Regulatory bodies are beginning to pay attention to both sides of the deepfake voice problem: the misuse of generative tools and the potential overreach of detection systems. Consumer protection agencies have issued guidance to banks and telcos on clear consent, transparency and opt-out options when deploying audio analytics.

At the same time, policymakers are debating how to handle synthetic media more broadly. Proposals range from watermarks attached at the model level to mandatory disclosure labels in certain contexts, such as political advertising or financial services, although enforcement remains challenging.

What individuals and organisations can do now

Technology alone is unlikely to eliminate voice scams, at least in the near future. Security experts consistently recommend combining new tools with simple, practical habits that make it harder for attackers to succeed.

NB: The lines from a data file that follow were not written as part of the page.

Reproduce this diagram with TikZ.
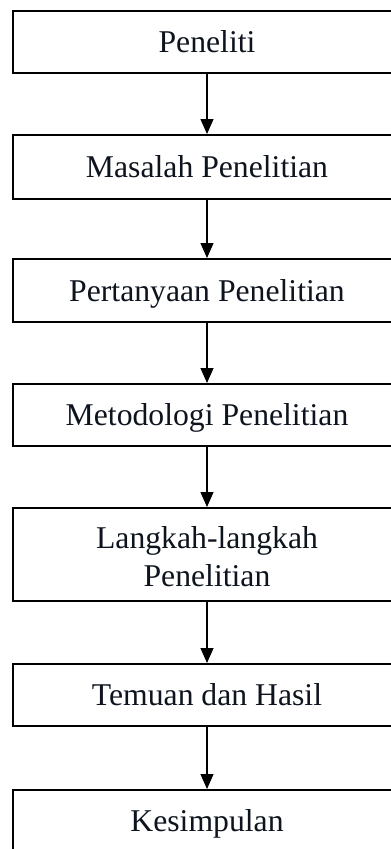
\documentclass[tikz,border=0pt]{standalone}
\usepackage{fontspec}
\setmainfont{Liberation Serif}
\usetikzlibrary{arrows.meta}
\definecolor{txt}{RGB}{14,20,30}
\begin{document}
\begin{tikzpicture}[x=1pt,y=-1pt,
  boxbase/.style={draw=black, line width=2pt, minimum width=388pt, inner sep=0pt,
    font=\fontsize{31.7}{38.5}\selectfont, align=center, text=txt,
    text height=22pt, text depth=1pt},
  arr/.style={-{Triangle[width=13pt,length=15pt]}, line width=1.1pt}]
\useasboundingbox (0,0) rectangle (391,849);
\clip (0,0) rectangle (391,849);
\node[boxbase, minimum height=62pt] (n1) at (207,42) {Peneliti};
\node[boxbase, minimum height=64pt] (n2) at (207,167) {Masalah Penelitian};
\node[boxbase, minimum height=63pt] (n3) at (207,290.5) {Pertanyaan Penelitian};
\node[boxbase, minimum height=62pt] (n4) at (207,415) {Metodologi Penelitian};
\node[boxbase, minimum height=93pt] (n5) at (207,554.5)
  {\raisebox{17pt}[22pt][1pt]{\begin{tabular}[t]{@{}c@{}}Langkah-langkah\\Penelitian\end{tabular}}};
\node[boxbase, minimum height=62pt] (n6) at (207,695) {Temuan dan Hasil};
\node[boxbase, minimum height=62pt] (n7) at (207,821) {Kesimpulan};
\draw[arr] (n1) -- (n2);
\draw[arr] (n2) -- (n3);
\draw[arr] (n3) -- (n4);
\draw[arr] (n4) -- (n5);
\draw[arr] (n5) -- (n6);
\draw[arr] (n6) -- (n7);
\end{tikzpicture}
\end{document}
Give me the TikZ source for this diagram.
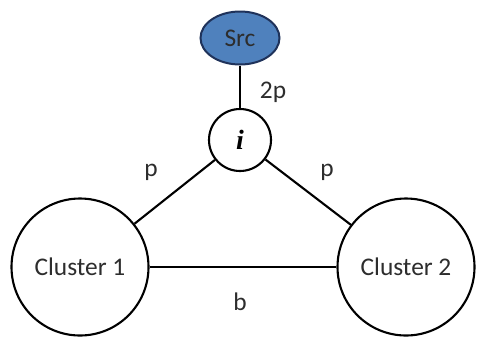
\documentclass[tikz,border=0pt]{standalone}
\usepackage{fontspec}
\setmainfont{Carlito}
\newfontfamily\hubfont{Liberation Serif}
\usetikzlibrary{shapes.geometric}
\definecolor{srcfill}{RGB}{79,129,189}
\definecolor{srcline}{RGB}{31,50,90}
\definecolor{inktext}{RGB}{45,45,45}
\begin{document}
\begin{tikzpicture}[x=1bp,y=-1bp,
  link/.style={line width=2.1bp,draw=black},
  bignode/.style={circle,draw=black,line width=2.1bp,minimum size=137bp,inner sep=0pt,text=inktext,font=\fontsize{25.5}{30}\selectfont},
  hubnode/.style={circle,draw=black,line width=2.1bp,minimum size=62bp,inner sep=0pt,font=\hubfont\fontsize{28}{32}\selectfont},
  srcnode/.style={ellipse,draw=srcline,fill=srcfill,line width=2bp,minimum width=79bp,minimum height=53bp,inner sep=0pt,text=inktext,font=\fontsize{25.5}{30}\selectfont},
  lbl/.style={font=\fontsize{25.5}{30}\selectfont,text=inktext,inner sep=0pt}]
\useasboundingbox (0,0) rectangle (478,337);
\node[srcnode] (src) at (240,38) {Src};
\node[hubnode] (hub) at (240,140) {\textbf{\textit{i}}};
\node[bignode] (c1) at (80,267) {Cluster 1};
\node[bignode] (c2) at (406,267) {Cluster 2};
\draw[link] (src) -- (hub);
\draw[link] (hub) -- (c1);
\draw[link] (hub) -- (c2);
\draw[link] (c1) -- (c2);
\node[lbl] (l2p) at (273,92) {2p};
\node[lbl] (lp1) at (151,172) {p};
\node[lbl] (lp2) at (327,172) {p};
\node[lbl] (lb) at (240,302) {b};
\end{tikzpicture}
\end{document}
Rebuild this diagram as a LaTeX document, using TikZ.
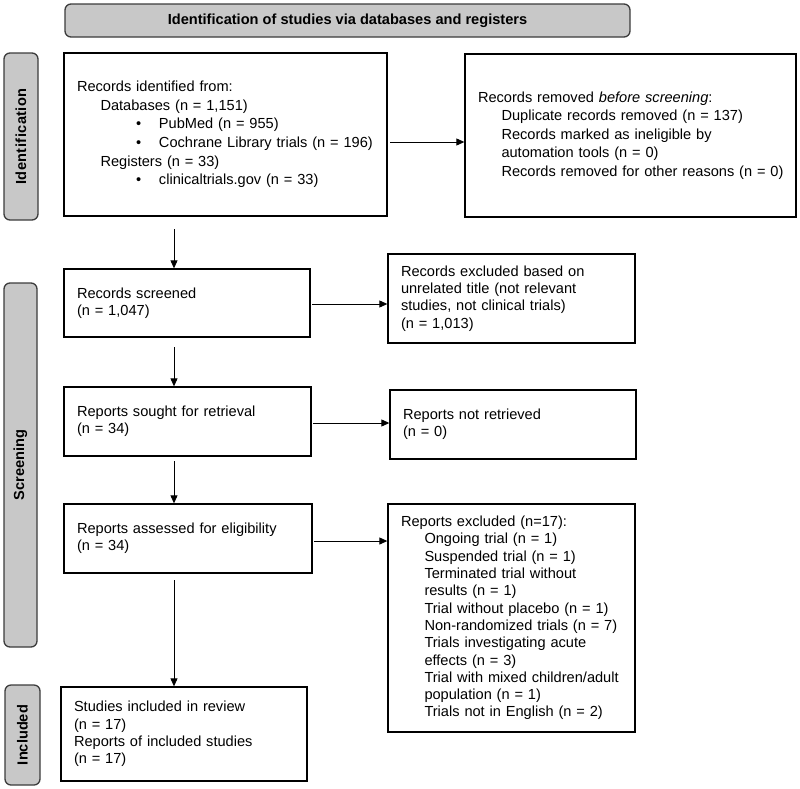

Establish call-back rules for money requests, for example always hanging up and calling a known official number.
Use secondary channels, such as secure messaging apps, to confirm urgent requests from colleagues or family.
Limit the amount of public audio available online, especially for executives and public figures.
Train staff to recognise pressure tactics, not only technical red flags.

For organisations, regular incident simulations that include deepfake voices can help staff experience how convincing the scams can be and practise responses before a real attack happens.

A new layer in online safety, not a silver bullet

Deepfake voice detection is joining spam filters, phishing protection and multi-factor authentication as another layer in digital security. Its arrival in consumer products reflects the speed at which generative tools have changed the threat landscape, but also the industry’s attempt to adapt.

As detection systems improve and attackers adjust, the advantage is likely to shift back and forth. For now, the most reliable defence remains a mix of cautious habits, clear verification procedures and an understanding that a familiar voice on the line is no longer proof of who is calling.